• _Provided material_:

□ □ □

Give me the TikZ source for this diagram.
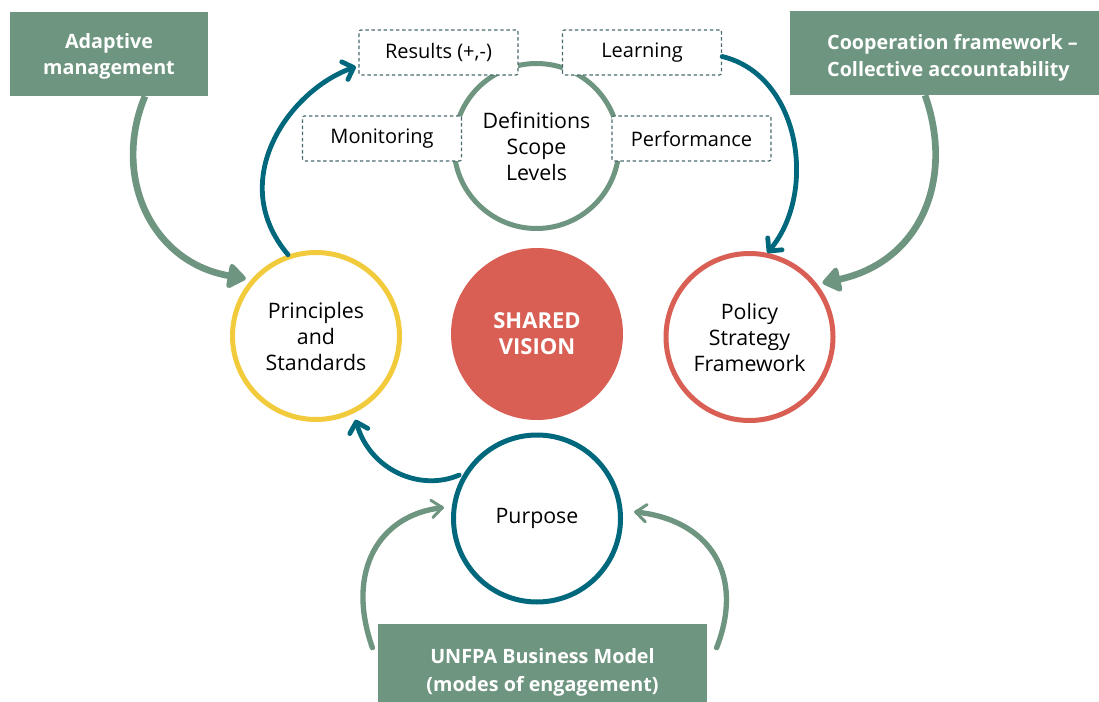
\documentclass[tikz,border=0pt]{standalone}
\usepackage{fontspec}
\setmainfont{Open Sans}
\usetikzlibrary{arrows.meta}
\definecolor{boxgreen}{RGB}{110,149,128}
\definecolor{tealc}{RGB}{0,104,125}
\definecolor{yellowc}{RGB}{242,203,60}
\definecolor{redc}{RGB}{217,95,84}
\definecolor{dashc}{RGB}{74,107,110}
\begin{document}
\begin{tikzpicture}[x=0.75pt,y=-0.75pt,
  greenbox/.style={fill=boxgreen, text=white, inner sep=0pt, align=center,
    font=\bfseries\fontsize{14.8}{19.8}\selectfont},
  dbox/.style={draw=dashc, fill=white, line width=0.9pt, dash pattern=on 2.6pt off 2pt,
    rounded corners=1.5pt, minimum width=119.25pt, minimum height=33.75pt, inner sep=0pt,
    font=\fontsize{15}{19.5}\selectfont},
  ring/.style={circle, line width=3.75pt, minimum size=125.25pt, inner sep=0pt, align=center,
    font=\fontsize{16}{19.5}\selectfont},
  garrow/.style={draw=boxgreen, line width=5pt, -{Triangle[round,length=15pt,width=21pt]}},
  tarrow/.style={draw=tealc, line width=3.6pt, line cap=round, -{Straight Barb[round,length=7pt,width=14pt]}},
  barrow/.style={draw=boxgreen, line width=4pt, line cap=round, -{Straight Barb[round,length=8pt,width=13pt,line width=2.2pt]}}
]
\useasboundingbox (0,0) rectangle (1099,702);

% central top circle and dashed boxes
\node[ring, draw=boxgreen, minimum size=123.75pt] (defs) at (536.5,146) {Definitions\\Scope\\Levels};
\node[dbox] (results) at (438.5,52.5) {Results (+,-)};
\node[dbox] (learning) at (642,52.5) {Learning};
\node[dbox] (monitoring) at (382,138.5) {Monitoring};
\node[dbox] (performance) at (691.5,138.5) {Performance};

% main circles
\node[ring, draw=yellowc] (princ) at (316,336) {Principles\\and\\Standards};
\node[circle, fill=redc, minimum size=129pt, inner sep=0pt, align=center, text=white,
  font=\bfseries\fontsize{16.5}{19.5}\selectfont] (vision) at (537,334) {SHARED\\VISION};
\node[ring, draw=redc] (policy) at (749.5,337) {Policy\\Strategy\\Framework};
\node[ring, draw=tealc] (purpose) at (537,518.5) {Purpose};

% green boxes
\node[greenbox, minimum width=148.5pt, minimum height=63pt] (adapt) at (109,54)
  {\rule{0pt}{15.2pt}Adaptive\\management};
\node[greenbox, align=left, minimum width=231.75pt, minimum height=63pt] (coop) at (944.5,53)
  {\rule{0pt}{18.7pt}\hspace*{12pt}Cooperation framework –\\\hspace*{12pt}Collective accountability};
\node[greenbox, minimum width=246.75pt, minimum height=58.5pt, font=\bfseries\fontsize{14.8}{21}\selectfont] (unfpa) at (542.5,663)
  {\rule{0pt}{24.7pt}UNFPA Business Model\\(modes of engagement)};

% arrows
\draw[garrow, shorten >=4pt] ([xshift=27pt]adapt.south) .. controls (112,175) and (150,262) .. (princ.139);
\draw[garrow, shorten >=4pt] ([xshift=-14.6pt]coop.south) .. controls (955,180) and (920,262) .. (policy.38);
\draw[tarrow, shorten >=2pt] (princ.109) .. controls (225,180) and (290,90) .. ([yshift=-10pt]results.west);
\draw[tarrow] ([yshift=-3pt]learning.east) .. controls (800,75) and (818,192) .. (policy.78);
\draw[tarrow, shorten <=4pt, shorten >=5pt] (purpose.148) .. controls (420,492) and (370,470) .. (princ.-64);
\draw[barrow, shorten >=6pt] ([xshift=-4pt,yshift=-18pt]unfpa.north west) .. controls (345,570) and (380,515) .. (purpose.172);
\draw[barrow] ([xshift=7pt,yshift=-18pt]unfpa.north east) .. controls (745,575) and (710,520) .. ([xshift=9pt,yshift=-4pt]purpose.8);
\end{tikzpicture}
\end{document}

□ □ □

Reproduce the data above word for word from its first line through the line that holds "(performance) at (691.5,138.5)", both ends included; skip pictures.

Give me the TikZ source for this diagram.
\documentclass[tikz,border=0pt]{standalone}
\usepackage{fontspec}
\setmainfont{Open Sans}
\usetikzlibrary{arrows.meta}
\definecolor{boxgreen}{RGB}{110,149,128}
\definecolor{tealc}{RGB}{0,104,125}
\definecolor{yellowc}{RGB}{242,203,60}
\definecolor{redc}{RGB}{217,95,84}
\definecolor{dashc}{RGB}{74,107,110}
\begin{document}
\begin{tikzpicture}[x=0.75pt,y=-0.75pt,
  greenbox/.style={fill=boxgreen, text=white, inner sep=0pt, align=center,
    font=\bfseries\fontsize{14.8}{19.8}\selectfont},
  dbox/.style={draw=dashc, fill=white, line width=0.9pt, dash pattern=on 2.6pt off 2pt,
    rounded corners=1.5pt, minimum width=119.25pt, minimum height=33.75pt, inner sep=0pt,
    font=\fontsize{15}{19.5}\selectfont},
  ring/.style={circle, line width=3.75pt, minimum size=125.25pt, inner sep=0pt, align=center,
    font=\fontsize{16}{19.5}\selectfont},
  garrow/.style={draw=boxgreen, line width=5pt, -{Triangle[round,length=15pt,width=21pt]}},
  tarrow/.style={draw=tealc, line width=3.6pt, line cap=round, -{Straight Barb[round,length=7pt,width=14pt]}},
  barrow/.style={draw=boxgreen, line width=4pt, line cap=round, -{Straight Barb[round,length=8pt,width=13pt,line width=2.2pt]}}
]
\useasboundingbox (0,0) rectangle (1099,702);

% central top circle and dashed boxes
\node[ring, draw=boxgreen, minimum size=123.75pt] (defs) at (536.5,146) {Definitions\\Scope\\Levels};
\node[dbox] (results) at (438.5,52.5) {Results (+,-)};
\node[dbox] (learning) at (642,52.5) {Learning};
\node[dbox] (monitoring) at (382,138.5) {Monitoring};
\node[dbox] (performance) at (691.5,138.5) {Performance};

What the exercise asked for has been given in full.